Stakeholders were held to include councilmembers from the 33rd and 35th districts, Borough President Eric Adams, the Brooklyn Heights Association, Brooklyn Public Library, Citizens Defending Libraries, Community Board 2 and the Hudson Companies.

It is unclear what agency, if any, would have the authority to enforce these requirements. “The devil is in the details,” committee members noted.


Another hearing planned

On June 17, a hearing held by the Land Use Committee ended up in a stalemate after hours of testimony by more than 60 people, most of whom spoke in opposition to the plan.

The hearing was required under the Uniform Land Use Review Procedure (ULURP). Monday’s approval allows the proposal to move on to the full board, which will submit a recommendation. The board meets on Wednesday, July 15, 6 p.m. at St. Francis College in Brooklyn Heights.

As part of the ULURP process, Brooklyn Borough President Eric Adams will hold a public hearing at Borough Hall on Tuesday, August 18 at 6 p.m.


Attendees Speak Out

Many attending held signs saying, "Don't Sell Our Libraries!" Photo by Mary FrostThe approval evoked numerous comments from attendees, who were allowed two minutes each to speak their minds after the vote.
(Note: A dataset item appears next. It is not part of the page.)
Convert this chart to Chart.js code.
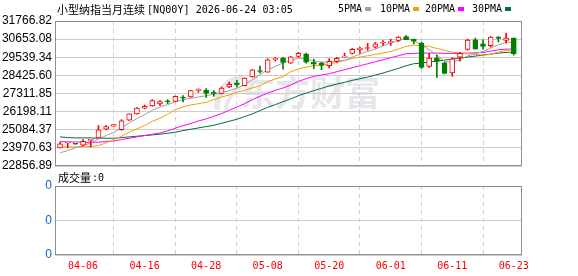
<!DOCTYPE html>
<html>
<head>
<meta charset="utf-8">
<script src="https://cdn.jsdelivr.net/npm/chart.js@4.4.1/dist/chart.umd.min.js"></script>
<style>
  html, body { margin: 0; padding: 0; background: #fff; }
  #wrap { position: relative; width: 578px; height: 276px; overflow: hidden; }
  #priceChart { position: absolute; left: 0; top: 0; }
  #volChart { position: absolute; left: 0; top: 172px; }
</style>
</head>
<body>
<div id="wrap">
  <canvas id="priceChart" width="578" height="172"></canvas>
  <canvas id="volChart" width="578" height="104"></canvas>
</div>
<script>
const dates = ['04-01','04-02','04-03','04-06','04-07','04-08','04-09','04-10','04-13','04-14',
  '04-15','04-16','04-17','04-20','04-21','04-22','04-23','04-24','04-27','04-28',
  '04-29','04-30','05-01','05-04','05-05','05-06','05-07','05-08','05-11','05-12',
  '05-13','05-14','05-15','05-18','05-19','05-20','05-21','05-22','05-25','05-26',
  '05-27','05-28','05-29','06-01','06-02','06-03','06-04','06-05','06-08','06-09',
  '06-10','06-11','06-12','06-15','06-16','06-17','06-18','06-19','06-22','06-23'];

const opens = [23971,24270,24225,24134,24435,24584,25115,25299,25095,25667,
  26055,26403,26546,26668,26820,26832,27045,27097,27500,27506,
  27330,27322,27710,27960,27792,28323,28680,28630,29410,29468,
  29182,29590,29733,29223,29182,29018,29284,29545,29774,29999,
  30075,30163,30400,30440,30571,30817,30653,30408,28977,29488,
  29202,28569,29550,30020,30612,30367,30244,30776,30571,30714];
const highs = [24318,24285,24236,24482,24450,25340,25340,25420,25708,26070,
  26440,26607,26934,26873,26934,27160,27179,27500,27608,27608,
  27486,27710,28017,28119,28280,28790,28998,29447,29529,29529,
  29590,29836,29795,29427,29223,29447,29529,29795,30081,30142,
  30387,30449,30571,30653,30817,30878,30653,30469,29774,29652,
  29243,29509,29836,30653,30714,30612,30817,30817,31021,30735];
const lows = [23971,23971,24196,24073,24032,24584,25074,25290,25054,25650,
  26040,26362,26525,26566,26689,26810,26791,27080,27384,27077,
  27138,27281,27670,27731,27780,28310,28569,28610,29304,28814,
  29160,29529,29182,28834,28773,28875,29223,29545,29733,29795,
  29958,30101,30265,30265,30490,30612,30367,28855,28916,28303,
  28507,28364,29304,29979,30040,30040,30163,30469,30408,29672];
const closes = [24216,24277,24205,24380,24441,25074,25279,25401,25626,26055,
  26423,26525,26873,26811,26800,27138,27030,27486,27510,27322,
  27315,27649,27874,27850,28262,28773,28665,29386,29440,29223,
  29570,29774,29243,29120,29039,29284,29468,29550,30020,30101,
  30081,30367,30408,30449,30776,30612,30530,28916,29488,29284,
  28548,29447,29774,30592,30040,30204,30776,30694,30714,29754];

const ma5 = [23664,23807,23971,24114,24277,24523,24727,24931,25197,25503,
  25769,26014,26280,26484,26627,26811,26934,27016,27097,27179,
  27261,27343,27486,27649,27854,28160,28467,28773,28977,29182,
  29366,29468,29427,29325,29243,29223,29304,29345,29550,29734,
  29897,30040,30244,30408,30571,30714,30551,30306,29999,29693,
  29284,29223,29386,29631,29754,29897,30101,30306,30449,30490];
const ma10 = [24032,24032,24032,24032,24053,24114,24277,24482,24686,24931,
  25136,25340,25606,25790,26035,26321,26484,26607,26689,26770,
  26934,27097,27220,27384,27506,27649,27792,28037,28201,28364,
  28650,28814,28937,29018,29059,29120,29223,29345,29468,29550,
  29631,29713,29795,29897,30040,30204,30285,30265,30204,30081,
  29958,29856,29795,29754,29713,29672,29713,29856,29958,29999];
const ma20 = [24359,24339,24339,24318,24318,24318,24359,24400,24482,24563,
  24645,24727,24809,24890,25013,25177,25340,25463,25626,25749,
  25912,26076,26280,26484,26689,26934,27138,27343,27506,27649,
  27833,28058,28221,28364,28446,28528,28650,28773,28896,29018,
  29141,29263,29386,29509,29631,29754,29774,29795,29795,29795,
  29774,29774,29774,29795,29815,29836,29917,29999,30040,30040];
const ma30 = [24645,24604,24584,24584,24584,24563,24563,24563,24604,24645,
  24686,24727,24768,24809,24870,24931,25033,25115,25197,25279,
  25360,25483,25606,25728,25892,26055,26260,26464,26627,26811,
  26975,27179,27343,27486,27629,27772,27894,27997,28119,28221,
  28324,28446,28569,28712,28855,29018,29141,29182,29243,29304,
  29366,29427,29488,29550,29611,29672,29734,29795,29836,29856];
const volumes = [0,0,0,0,0,0,0,0,0,0, 0,0,0,0,0,0,0,0,0,0, 0,0,0,0,0,0,0,0,0,0,
  0,0,0,0,0,0,0,0,0,0, 0,0,0,0,0,0,0,0,0,0, 0,0,0,0,0,0,0,0,0,0];

const priceTicks = [22856.89, 23970.63, 25084.37, 26198.11, 27311.85, 28425.60, 29539.34, 30653.08, 31766.82];
const volTicks = [0, 1, 2, 3, 4];
const volTickLabels = ['0', '0', '0', '0', '0'];
const xTickIdx = [3, 11, 19, 27, 35, 43, 51, 59];

const titleName = '小型纳指当月连续';
const titleCode = '[NQ00Y] 2026-06-24 03:05';
const volCaption = '成交量';
const volCaptionValue = ':0';
const maLabels = ['5PMA', '10PMA', '20PMA', '30PMA'];
const watermark = '东方财富';

const UP = '#ff0000', DOWN = '#008000';
const MA_COLORS = ['#a0a0a0', '#f5a000', '#ff00ff', '#006f3a'];
const MONO = '"DejaVu Sans Mono", "Liberation Mono", monospace';
const CJK = '"Noto Sans CJK SC", sans-serif';
const X_MIN = -0.65, X_MAX = 60.07;

const idx = dates.map((_, i) => i);
const isUp = idx.map(i => closes[i] >= opens[i]);
const candleColors = idx.map(i => isUp[i] ? UP : DOWN);

// monospace ascii drawn squeezed to a fixed cell width
function fitText(c, text, x, y, font, color, charW) {
  c.save();
  c.font = font;
  c.fillStyle = color;
  c.textBaseline = 'middle';
  c.textAlign = 'left';
  const w = c.measureText(text).width || 1;
  c.translate(x, y);
  c.scale((charW * text.length) / w, 1);
  c.fillText(text, 0, 0);
  c.restore();
}

const xTicksHook = s => { s.ticks = xTickIdx.map(v => ({ value: v })); };

const maSets = [ma5, ma10, ma20, ma30].map((arr, k) => ({
  type: 'line',
  label: maLabels[k],
  data: idx.map(i => ({ x: i, y: arr[i] })),
  borderColor: MA_COLORS[k],
  borderWidth: 1,
  pointRadius: 0,
  fill: false,
  tension: 0
}));

new Chart(document.getElementById('priceChart'), {
  type: 'bar',
  data: {
    datasets: [
      {
        label: 'body',
        data: idx.map(i => ({ x: i, y: [opens[i], closes[i]] })),
        backgroundColor: idx.map(i => isUp[i] ? '#ffffff' : DOWN),
        borderColor: candleColors,
        borderWidth: 1,
        borderSkipped: false,
        barThickness: 5,
        minBarLength: 1,
        grouped: false
      },
      {
        label: 'wick',
        data: idx.map(i => ({ x: i, y: [lows[i], highs[i]] })),
        backgroundColor: candleColors,
        borderWidth: 0,
        barThickness: 1,
        grouped: false
      },
      ...maSets
    ]
  },
  options: {
    responsive: false,
    animation: false,
    devicePixelRatio: 1,
    layout: { padding: { top: 21, right: 56, bottom: 6, left: 0 } },
    plugins: { legend: { display: false }, tooltip: { enabled: false } },
    scales: {
      x: {
        type: 'linear', min: X_MIN, max: X_MAX, offset: false,
        afterBuildTicks: xTicksHook,
        afterFit: s => { s.height = 0; s.paddingLeft = 0; s.paddingRight = 0; },
        ticks: { display: false },
        grid: { color: '#d0d0d0', drawTicks: false },
        border: { display: false, dash: [4, 4] }
      },
      y: {
        min: priceTicks[0], max: priceTicks[priceTicks.length - 1],
        afterBuildTicks: s => { s.ticks = priceTicks.map(v => ({ value: v })); },
        afterFit: s => { s.width = 55; s.paddingTop = 0; s.paddingBottom = 0; },
        ticks: {
          padding: 3, color: '#000',
          font: { family: '"Liberation Sans", Arial, sans-serif', size: 12 },
          callback: v => v.toFixed(2)
        },
        grid: { color: '#cccccc', drawTicks: false },
        border: { display: false }
      }
    }
  },
  plugins: [{
    id: 'priceDecor',
    beforeDraw(chart) {
      const c = chart.ctx;
      c.save();
      c.fillStyle = '#e6e6ec';
      c.strokeStyle = '#e6e6ec';
      // swoosh of the watermark logo
      c.lineWidth = 6;
      c.lineCap = 'round';
      c.beginPath();
      c.moveTo(217, 107);
      c.quadraticCurveTo(218, 84, 240, 77);
      c.stroke();
      c.lineWidth = 4;
      c.beginPath();
      c.moveTo(226, 108);
      c.quadraticCurveTo(230, 92, 240, 88);
      c.stroke();
      c.font = 'bold 35px ' + CJK;
      c.textBaseline = 'middle';
      c.fillText(watermark, 240, 93);
      c.restore();
    },
    afterDraw(chart) {
      const c = chart.ctx;
      const a = chart.chartArea;
      c.save();
      c.strokeStyle = '#909090';
      c.lineWidth = 1;
      c.strokeRect(a.left + 0.5, a.top + 0.5, a.right - a.left - 1, a.bottom - a.top - 1);
      c.fillStyle = '#000';
      c.font = '11px ' + CJK;
      c.textBaseline = 'middle';
      c.fillText(titleName, 57, 10);
      c.restore();
      fitText(c, titleCode, 147, 10, '11px ' + MONO, '#000', 6.08);
      const legendX = [338, 380, 425, 472];
      maLabels.forEach((lab, k) => {
        fitText(c, lab, legendX[k], 9, '11px ' + MONO, '#000', 6);
        c.fillStyle = MA_COLORS[k];
        c.fillRect(legendX[k] + lab.length * 6 + 3, 7, 6, 4);
      });
    }
  }]
});

new Chart(document.getElementById('volChart'), {
  type: 'bar',
  data: {
    datasets: [{
      label: 'volume',
      data: idx.map(i => ({ x: i, y: volumes[i] })),
      backgroundColor: candleColors,
      barThickness: 5,
      grouped: false
    }]
  },
  options: {
    responsive: false,
    animation: false,
    devicePixelRatio: 1,
    layout: { padding: { top: 14, right: 56, bottom: 0, left: 0 } },
    plugins: { legend: { display: false }, tooltip: { enabled: false } },
    scales: {
      x: {
        type: 'linear', min: X_MIN, max: X_MAX, offset: false,
        afterBuildTicks: xTicksHook,
        afterFit: s => { s.height = 21; s.paddingLeft = 0; s.paddingRight = 0; },
        ticks: {
          color: '#ff0000', padding: 5, maxRotation: 0, autoSkip: false,
          font: { family: MONO, size: 10 },
          callback: v => dates[v]
        },
        grid: { color: '#d0d0d0', drawTicks: false },
        border: { display: false, dash: [4, 4] }
      },
      y: {
        min: volTicks[0], max: volTicks[volTicks.length - 1],
        afterBuildTicks: s => { s.ticks = volTicks.map(v => ({ value: v })); },
        afterFit: s => { s.width = 55; s.paddingTop = 0; s.paddingBottom = 0; },
        ticks: {
          padding: 3, color: '#1560bd',
          font: { family: '"Liberation Sans", Arial, sans-serif', size: 12 },
          callback: (v, i) => volTickLabels[i]
        },
        grid: { color: '#cccccc', drawTicks: false },
        border: { display: false }
      }
    }
  },
  plugins: [{
    id: 'volDecor',
    afterDraw(chart) {
      const c = chart.ctx;
      const a = chart.chartArea;
      c.save();
      c.strokeStyle = '#909090';
      c.lineWidth = 1;
      c.strokeRect(a.left + 0.5, a.top + 0.5, a.right - a.left - 1, a.bottom - a.top - 1);
      c.fillStyle = '#000';
      c.font = '11px ' + CJK;
      c.textBaseline = 'middle';
      c.fillText(volCaption, 58, 6);
      c.restore();
      fitText(c, volCaptionValue, 92, 6, '11px ' + MONO, '#000', 6);
    }
  }]
});
</script>
</body>
</html>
“This is a very sad vote,” said Michael D. D. White, co-founder of Citizens Defending Libraries, which has been fighting the sale. “You’ve declared open season on selling off of libraries, you’ve declared open season on the selling off of public assets in general. And you’ve set the precedent for selling them off at an extraordinarily low price.”

 “I’ve been to a lot of public meetings, but I’ve never been to a public meeting where people participating sit with their back to the audience. I think that says a lot about what’s happened here,” said community activist Marsha Rimler.
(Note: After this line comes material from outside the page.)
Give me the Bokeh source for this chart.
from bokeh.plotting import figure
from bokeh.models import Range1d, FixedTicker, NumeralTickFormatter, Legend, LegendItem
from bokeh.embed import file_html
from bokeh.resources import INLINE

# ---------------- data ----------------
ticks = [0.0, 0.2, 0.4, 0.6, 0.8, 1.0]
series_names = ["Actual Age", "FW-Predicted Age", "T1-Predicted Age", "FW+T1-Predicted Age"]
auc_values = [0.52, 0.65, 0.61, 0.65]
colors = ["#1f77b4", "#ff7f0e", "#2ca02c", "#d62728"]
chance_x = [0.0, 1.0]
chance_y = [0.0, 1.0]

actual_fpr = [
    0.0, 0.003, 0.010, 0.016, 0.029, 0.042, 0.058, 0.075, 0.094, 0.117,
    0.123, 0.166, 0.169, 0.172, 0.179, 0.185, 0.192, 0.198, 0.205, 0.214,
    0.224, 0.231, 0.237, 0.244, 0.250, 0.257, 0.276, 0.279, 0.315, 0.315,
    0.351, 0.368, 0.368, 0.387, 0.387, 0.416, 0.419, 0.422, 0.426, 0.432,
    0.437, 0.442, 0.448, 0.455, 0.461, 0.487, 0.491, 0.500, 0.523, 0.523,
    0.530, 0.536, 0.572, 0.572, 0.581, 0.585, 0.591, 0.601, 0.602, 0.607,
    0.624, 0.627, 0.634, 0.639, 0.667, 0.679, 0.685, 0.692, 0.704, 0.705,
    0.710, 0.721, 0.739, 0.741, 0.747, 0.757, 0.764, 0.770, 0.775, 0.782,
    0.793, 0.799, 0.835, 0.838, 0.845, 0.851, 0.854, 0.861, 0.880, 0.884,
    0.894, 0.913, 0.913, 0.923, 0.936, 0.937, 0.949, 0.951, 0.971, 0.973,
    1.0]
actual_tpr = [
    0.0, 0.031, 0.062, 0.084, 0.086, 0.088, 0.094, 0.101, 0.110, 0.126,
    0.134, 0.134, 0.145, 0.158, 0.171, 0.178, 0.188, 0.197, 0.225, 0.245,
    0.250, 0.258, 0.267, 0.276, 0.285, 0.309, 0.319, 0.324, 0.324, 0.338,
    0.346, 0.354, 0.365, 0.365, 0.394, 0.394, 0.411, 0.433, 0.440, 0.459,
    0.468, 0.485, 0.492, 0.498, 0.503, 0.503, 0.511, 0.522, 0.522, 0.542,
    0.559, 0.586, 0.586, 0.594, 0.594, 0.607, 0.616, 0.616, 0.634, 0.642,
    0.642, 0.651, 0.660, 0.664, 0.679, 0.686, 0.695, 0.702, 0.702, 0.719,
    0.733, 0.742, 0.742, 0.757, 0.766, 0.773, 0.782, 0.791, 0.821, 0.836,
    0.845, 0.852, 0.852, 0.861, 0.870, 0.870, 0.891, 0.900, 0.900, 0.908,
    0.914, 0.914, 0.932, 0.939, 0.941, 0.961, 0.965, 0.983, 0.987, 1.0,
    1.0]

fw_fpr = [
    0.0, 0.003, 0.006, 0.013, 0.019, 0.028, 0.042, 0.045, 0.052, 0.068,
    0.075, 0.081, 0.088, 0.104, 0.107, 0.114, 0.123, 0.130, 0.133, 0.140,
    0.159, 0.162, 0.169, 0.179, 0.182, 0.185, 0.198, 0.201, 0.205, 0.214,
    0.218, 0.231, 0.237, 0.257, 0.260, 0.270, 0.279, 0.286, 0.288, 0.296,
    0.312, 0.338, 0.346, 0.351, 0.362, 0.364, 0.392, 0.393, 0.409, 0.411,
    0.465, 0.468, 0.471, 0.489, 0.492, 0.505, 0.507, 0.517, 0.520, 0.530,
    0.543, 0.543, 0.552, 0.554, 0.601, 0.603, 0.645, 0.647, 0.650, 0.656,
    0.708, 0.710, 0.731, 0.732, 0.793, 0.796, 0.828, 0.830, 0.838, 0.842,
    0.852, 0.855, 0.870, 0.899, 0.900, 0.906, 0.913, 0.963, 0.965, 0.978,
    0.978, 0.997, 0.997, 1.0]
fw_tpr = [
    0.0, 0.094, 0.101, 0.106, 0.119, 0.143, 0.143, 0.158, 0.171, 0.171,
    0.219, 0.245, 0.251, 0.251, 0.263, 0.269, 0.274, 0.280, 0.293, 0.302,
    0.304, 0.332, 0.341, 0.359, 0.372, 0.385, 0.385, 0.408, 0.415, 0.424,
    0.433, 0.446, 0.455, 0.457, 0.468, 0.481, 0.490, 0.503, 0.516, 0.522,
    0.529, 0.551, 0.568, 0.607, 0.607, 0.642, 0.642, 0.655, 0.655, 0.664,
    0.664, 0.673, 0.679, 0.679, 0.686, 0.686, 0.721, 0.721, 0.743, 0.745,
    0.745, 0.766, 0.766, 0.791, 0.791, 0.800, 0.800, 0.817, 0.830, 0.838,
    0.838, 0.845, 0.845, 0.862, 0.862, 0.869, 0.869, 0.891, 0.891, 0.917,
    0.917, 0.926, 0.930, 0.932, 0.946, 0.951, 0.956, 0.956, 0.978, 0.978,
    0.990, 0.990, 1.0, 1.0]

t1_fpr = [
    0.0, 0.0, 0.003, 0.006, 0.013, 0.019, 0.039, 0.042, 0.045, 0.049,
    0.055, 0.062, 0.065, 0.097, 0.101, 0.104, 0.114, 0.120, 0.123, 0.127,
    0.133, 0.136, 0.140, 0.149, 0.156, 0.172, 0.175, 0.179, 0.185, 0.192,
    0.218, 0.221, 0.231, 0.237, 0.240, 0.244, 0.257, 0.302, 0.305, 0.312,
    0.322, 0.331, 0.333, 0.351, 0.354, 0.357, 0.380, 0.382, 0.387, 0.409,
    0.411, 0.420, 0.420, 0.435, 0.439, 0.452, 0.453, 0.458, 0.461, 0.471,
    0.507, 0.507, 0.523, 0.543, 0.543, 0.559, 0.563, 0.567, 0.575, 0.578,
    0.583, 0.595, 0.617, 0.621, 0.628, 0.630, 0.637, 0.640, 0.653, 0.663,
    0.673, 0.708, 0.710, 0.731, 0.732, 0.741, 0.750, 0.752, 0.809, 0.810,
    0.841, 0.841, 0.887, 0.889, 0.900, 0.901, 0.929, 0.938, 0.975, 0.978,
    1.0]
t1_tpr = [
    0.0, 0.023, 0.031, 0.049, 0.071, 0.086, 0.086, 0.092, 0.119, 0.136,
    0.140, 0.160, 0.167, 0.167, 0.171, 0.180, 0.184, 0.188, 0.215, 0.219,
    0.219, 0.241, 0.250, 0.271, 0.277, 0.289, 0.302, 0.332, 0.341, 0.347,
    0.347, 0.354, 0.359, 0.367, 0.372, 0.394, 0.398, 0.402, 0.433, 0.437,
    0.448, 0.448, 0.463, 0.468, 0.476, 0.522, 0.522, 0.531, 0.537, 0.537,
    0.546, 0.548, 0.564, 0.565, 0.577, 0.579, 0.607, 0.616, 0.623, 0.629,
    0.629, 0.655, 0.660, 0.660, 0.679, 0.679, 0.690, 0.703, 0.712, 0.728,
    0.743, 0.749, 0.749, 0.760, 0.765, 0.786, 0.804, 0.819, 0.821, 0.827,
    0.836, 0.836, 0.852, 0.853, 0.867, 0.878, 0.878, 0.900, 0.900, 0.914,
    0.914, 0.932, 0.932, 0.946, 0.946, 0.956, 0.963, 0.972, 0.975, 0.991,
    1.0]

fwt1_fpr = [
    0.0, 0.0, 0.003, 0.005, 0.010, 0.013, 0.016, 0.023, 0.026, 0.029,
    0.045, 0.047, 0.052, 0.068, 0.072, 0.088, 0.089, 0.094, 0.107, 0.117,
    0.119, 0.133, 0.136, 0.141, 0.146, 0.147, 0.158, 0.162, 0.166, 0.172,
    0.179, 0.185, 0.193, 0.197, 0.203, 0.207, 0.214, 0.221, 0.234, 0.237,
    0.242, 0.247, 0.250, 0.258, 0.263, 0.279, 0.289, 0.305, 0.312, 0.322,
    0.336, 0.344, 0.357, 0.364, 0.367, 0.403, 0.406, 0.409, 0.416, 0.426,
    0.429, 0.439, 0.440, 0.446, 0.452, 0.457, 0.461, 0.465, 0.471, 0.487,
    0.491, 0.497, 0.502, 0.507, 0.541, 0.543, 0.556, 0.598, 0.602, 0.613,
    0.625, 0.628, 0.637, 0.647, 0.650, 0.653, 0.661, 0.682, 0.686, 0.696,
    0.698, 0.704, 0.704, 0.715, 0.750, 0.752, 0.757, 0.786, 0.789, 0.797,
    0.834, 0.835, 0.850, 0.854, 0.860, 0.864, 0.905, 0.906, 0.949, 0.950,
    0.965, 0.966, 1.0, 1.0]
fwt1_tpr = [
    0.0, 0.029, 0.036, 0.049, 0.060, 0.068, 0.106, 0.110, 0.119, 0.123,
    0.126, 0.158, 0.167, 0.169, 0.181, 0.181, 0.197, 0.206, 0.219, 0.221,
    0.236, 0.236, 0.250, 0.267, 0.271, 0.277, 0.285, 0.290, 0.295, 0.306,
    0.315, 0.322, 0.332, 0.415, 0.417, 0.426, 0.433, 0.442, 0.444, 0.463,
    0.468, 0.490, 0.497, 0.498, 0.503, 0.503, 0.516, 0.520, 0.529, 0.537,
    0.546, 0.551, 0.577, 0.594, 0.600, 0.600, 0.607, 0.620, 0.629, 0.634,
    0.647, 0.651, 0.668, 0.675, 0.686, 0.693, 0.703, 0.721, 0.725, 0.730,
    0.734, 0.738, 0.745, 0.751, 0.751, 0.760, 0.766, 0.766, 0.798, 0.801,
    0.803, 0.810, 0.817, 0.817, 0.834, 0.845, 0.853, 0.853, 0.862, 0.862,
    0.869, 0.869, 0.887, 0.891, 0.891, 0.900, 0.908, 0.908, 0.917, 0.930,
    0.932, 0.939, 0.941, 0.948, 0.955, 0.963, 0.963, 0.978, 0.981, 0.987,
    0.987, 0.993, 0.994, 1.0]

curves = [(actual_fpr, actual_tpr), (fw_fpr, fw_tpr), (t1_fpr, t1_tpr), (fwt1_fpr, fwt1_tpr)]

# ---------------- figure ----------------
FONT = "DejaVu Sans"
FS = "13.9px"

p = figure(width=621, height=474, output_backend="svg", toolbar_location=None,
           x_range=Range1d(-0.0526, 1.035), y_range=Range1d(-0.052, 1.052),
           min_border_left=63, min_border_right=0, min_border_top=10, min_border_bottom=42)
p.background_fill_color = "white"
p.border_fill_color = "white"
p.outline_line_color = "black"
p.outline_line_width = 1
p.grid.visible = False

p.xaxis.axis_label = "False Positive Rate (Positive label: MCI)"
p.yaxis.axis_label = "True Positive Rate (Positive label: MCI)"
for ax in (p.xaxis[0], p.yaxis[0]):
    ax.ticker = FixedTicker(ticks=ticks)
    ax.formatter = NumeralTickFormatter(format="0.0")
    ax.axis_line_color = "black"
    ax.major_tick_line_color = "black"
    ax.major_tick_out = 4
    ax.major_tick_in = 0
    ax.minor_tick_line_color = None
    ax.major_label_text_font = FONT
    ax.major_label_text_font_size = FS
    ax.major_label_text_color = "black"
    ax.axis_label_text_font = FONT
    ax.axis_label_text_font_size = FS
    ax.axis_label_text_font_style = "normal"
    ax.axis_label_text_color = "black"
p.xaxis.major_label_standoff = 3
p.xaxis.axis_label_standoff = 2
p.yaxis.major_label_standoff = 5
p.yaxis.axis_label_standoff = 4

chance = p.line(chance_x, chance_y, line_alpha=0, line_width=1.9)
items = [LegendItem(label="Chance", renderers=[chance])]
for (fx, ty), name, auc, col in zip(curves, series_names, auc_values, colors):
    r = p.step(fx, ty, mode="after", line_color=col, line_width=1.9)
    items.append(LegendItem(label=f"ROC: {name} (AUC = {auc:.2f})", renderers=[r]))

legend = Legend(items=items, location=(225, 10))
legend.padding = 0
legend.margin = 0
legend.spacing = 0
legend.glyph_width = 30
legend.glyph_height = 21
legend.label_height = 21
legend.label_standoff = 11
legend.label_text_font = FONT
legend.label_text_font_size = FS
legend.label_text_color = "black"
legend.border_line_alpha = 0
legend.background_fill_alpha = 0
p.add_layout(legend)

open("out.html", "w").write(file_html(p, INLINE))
“I haven’t heard anybody here or anywhere else give me a good reason why the Business Library is being moved,” another commenter said. “What is the reason for it? Nor have I seen or heard of any architectural plans, budget, or anything at all for refurbishing this building.”

Beth Heller, whose child will be entering kindergarten at P.S. 8 in Brooklyn Heights this fall, said that not enough attention was being paid to school overcrowding.

“At P.S. 8 there are 50 children waitlisted. That list is starting to move, but the amount of stress that the parents endured in this neighborhood was untenable,” she said. Rezoning P.S. 8 “will only solve the problem for a couple of years, because when this tower goes up, and Pier 6 goes up, and Pier 1 goes up, and God knows what else is going to go up, we won’t have extra seats at these other district schools.”

Resident Martha Rowen said, “Don’t let yourself be extorted into selling off public assets for promises that very likely will not be kept. This is something we have seen over and over. You’re giving up something that you can never get back for a fraction of what it’s worth, for promises which will filter away into the air.”

She said the new library would be “a fraction of its original size, at a time when we need to be expanding, rather than shrinking.”

“There are more steps for us to follow. There is the Brooklyn Borough President, there are the councilmen, and we will continue fighting,” said another resident.

Heights resident Mike Jackowitz said, “You talk about money that’s been promised. Money has a way of disappearing, or going into the wrong pockets. If things go wrong, responsibility is going to be assigned. And in that case, I wish you a lot of luck.”

Another resident said, “You are supposed to represent our community. Here’s our community. Where are the voices asking you for a high-rise? Where are the voices asking you to condone the selling of property that is our trust? It’s ours. You were supposed to represent us.”

Long-time resident Jeff Smith expressed security concerns. “There’s a huge amount of data that you haven’t even looked at. You haven’t looked at the structure of the building. The buildings they’re putting up now are easy to topple, and they’re easy to arson, because they’re built that way.

“There are many questions of why you’re doing this,” Smith said. “What made the Brooklyn Heights Association and the whole Casino crowd roll over on this?”

He added, “You are corrupt, all of you!”

Updated July 9 to reflect final wording of three caveats, as put in writing following the meeting.